STATED EXERCISE: All lines from the beginning of the listing through the line with "30.5, 21.7, 23.8]" are to be copied word for word; the pictures are not.

INFORMATION SUPPLIED:
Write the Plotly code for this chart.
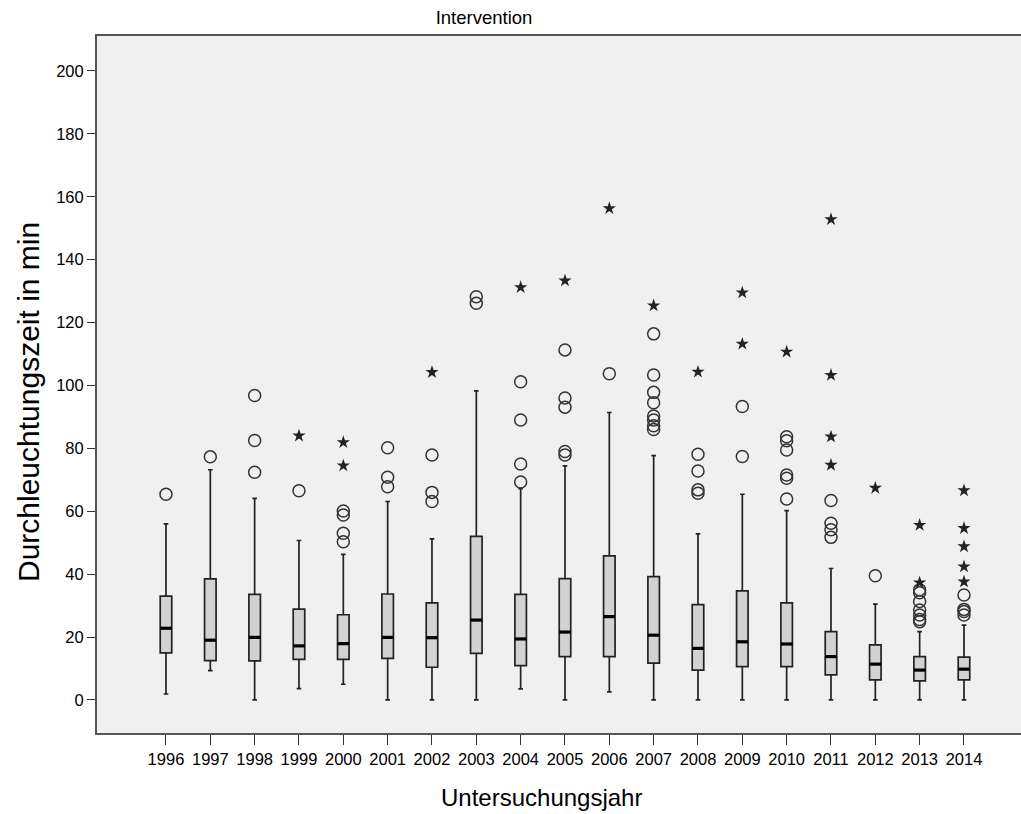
import plotly.graph_objects as go

years = [str(y) for y in range(1996, 2015)]

q1 = [15.0, 12.5, 12.4, 12.9, 12.9, 13.2, 10.4, 14.8, 10.9, 13.8, 13.8, 11.7, 9.5, 10.6, 10.6, 8.0, 6.4, 6.1, 6.4]
median = [22.8, 19.0, 19.9, 17.2, 17.9, 19.9, 19.8, 25.4, 19.4, 21.6, 26.5, 20.6, 16.4, 18.5, 17.8, 13.8, 11.4, 9.5, 9.8]
q3 = [33.0, 38.5, 33.6, 28.9, 27.1, 33.7, 30.9, 52.0, 33.6, 38.6, 45.8, 39.2, 30.3, 34.7, 30.9, 21.7, 17.5, 13.8, 13.6]
lower_whisker = [1.9, 9.3, 0, 3.6, 5.0, 0, 0, 0, 3.5, 0, 2.6, 0, 0, 0, 0, 0, 0, 0, 0]
upper_whisker = [56.0, 73.2, 64.1, 50.7, 46.3, 63.1, 51.2, 98.3, 67.2, 74.4, 91.4, 77.7, 52.8, 65.4, 60.2, 41.8, 30.5, 21.7, 23.8]

circle_outliers = [
    [65.4],
    [77.3],
    [96.8, 82.5, 72.4],
    [66.5],
    [60.1, 58.8, 53.0, 50.3],
    [80.2, 70.8, 67.8],
    [77.9, 66.0, 63.1],
    [128.2, 126.1],
    [101.2, 89.0, 75.0, 69.3],
    [111.3, 96.0, 93.1, 79.0, 77.9],
    [103.7],
    [116.4, 103.3, 97.8, 94.5, 90.3, 89.0, 87.2, 86.0],
    [78.1, 72.8, 66.8, 65.7],
    [93.3, 77.4],
    [83.7, 82.4, 79.5, 71.5, 70.5, 63.9],
    [63.4, 56.2, 54.1, 51.7],
    [39.5],
    [35.0, 34.1, 31.3, 28.6, 27.0, 25.6, 24.9],
    [33.4, 28.8, 28.1, 27.0],
]

star_outliers = [
    [],
    [],
    [],
    [84.0],
    [81.9, 74.5],
    [],
    [104.2],
    [],
    [131.2],
    [133.3],
    [156.3],
    [125.4],
    [104.3],
    [129.5, 113.2],
    [110.7],
    [152.8, 103.3, 83.7, 74.7],
    [67.4],
    [55.6, 37.3],
    [66.6, 54.6, 48.8, 42.4, 37.6],
]

y_ticks = list(range(0, 201, 20))

pos = list(range(len(years)))
box_w = 0.26

fig = go.Figure()

fig.add_trace(go.Box(
    x=pos, q1=q1, median=median, q3=q3,
    lowerfence=lower_whisker, upperfence=upper_whisker,
    boxpoints=False, width=box_w, whiskerwidth=0.4,
    fillcolor="#d2d2d2",
    line=dict(color="#222222", width=1.7),
    showlegend=False, hoverinfo="skip",
))

# thicker black median bars
mx, my = [], []
for i, m in zip(pos, median):
    mx += [i - box_w / 2, i + box_w / 2, None]
    my += [m, m, None]
fig.add_trace(go.Scatter(x=mx, y=my, mode="lines",
                         line=dict(color="black", width=3.2),
                         showlegend=False, hoverinfo="skip"))

cx, cy = [], []
for i, vals in zip(pos, circle_outliers):
    cx += [i] * len(vals)
    cy += vals
fig.add_trace(go.Scatter(x=cx, y=cy, mode="markers",
                         marker=dict(symbol="circle-open", size=12,
                                     color="#333333", line=dict(width=1.5)),
                         showlegend=False))

sx, sy = [], []
for i, vals in zip(pos, star_outliers):
    sx += [i] * len(vals)
    sy += vals
fig.add_trace(go.Scatter(x=sx, y=sy, mode="markers",
                         marker=dict(symbol="star", size=10, color="#222222",
                                     line=dict(width=0)),
                         showlegend=False))

font_family = "Liberation Sans, Arial, sans-serif"

fig.update_layout(
    width=1021, height=814,
    margin=dict(l=97, r=0, t=36, b=81),
    paper_bgcolor="white",
    plot_bgcolor="#f0f0f0",
    font=dict(family=font_family, color="black", size=16),
    title=dict(text="Intervention", x=484 / 1021, xref="container",
               xanchor="center", y=1 - 18 / 814, yref="container",
               yanchor="middle", font=dict(size=18.5, family=font_family)),
    xaxis=dict(
        range=[-1.556, 19.286],
        tickmode="array", tickvals=pos, ticktext=years,
        ticks="outside", ticklen=10, tickwidth=1.3, tickcolor="#333333",
        showline=True, linecolor="#555555", linewidth=2, mirror=True,
        showgrid=False, zeroline=False,
        tickfont=dict(size=16.5),
    ),
    yaxis=dict(
        range=[-10.5, 211.1],
        tickmode="array", tickvals=y_ticks,
        ticks="outside", ticklen=8, tickwidth=1.3, tickcolor="#333333",
        showline=True, linecolor="#555555", linewidth=2,
        showgrid=False, zeroline=False,
        tickfont=dict(size=16.5),
    ),
    annotations=[
        dict(text="Untersuchungsjahr", xref="paper", yref="paper",
             x=(541 - 97) / 924, y=(733 - 797) / 697,
             xanchor="center", yanchor="middle", showarrow=False,
             font=dict(size=24, family=font_family)),
        dict(text="Durchleuchtungszeit in min", xref="paper", yref="paper",
             x=(28 - 97) / 924, y=(733 - 402) / 697, textangle=-90,
             xanchor="center", yanchor="middle", showarrow=False,
             font=dict(size=30, family=font_family)),
    ],
)

fig.write_html("out.html")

CORRECT ANSWER:
Write the Plotly code for this chart.
import plotly.graph_objects as go

years = [str(y) for y in range(1996, 2015)]

q1 = [15.0, 12.5, 12.4, 12.9, 12.9, 13.2, 10.4, 14.8, 10.9, 13.8, 13.8, 11.7, 9.5, 10.6, 10.6, 8.0, 6.4, 6.1, 6.4]
median = [22.8, 19.0, 19.9, 17.2, 17.9, 19.9, 19.8, 25.4, 19.4, 21.6, 26.5, 20.6, 16.4, 18.5, 17.8, 13.8, 11.4, 9.5, 9.8]
q3 = [33.0, 38.5, 33.6, 28.9, 27.1, 33.7, 30.9, 52.0, 33.6, 38.6, 45.8, 39.2, 30.3, 34.7, 30.9, 21.7, 17.5, 13.8, 13.6]
lower_whisker = [1.9, 9.3, 0, 3.6, 5.0, 0, 0, 0, 3.5, 0, 2.6, 0, 0, 0, 0, 0, 0, 0, 0]
upper_whisker = [56.0, 73.2, 64.1, 50.7, 46.3, 63.1, 51.2, 98.3, 67.2, 74.4, 91.4, 77.7, 52.8, 65.4, 60.2, 41.8, 30.5, 21.7, 23.8]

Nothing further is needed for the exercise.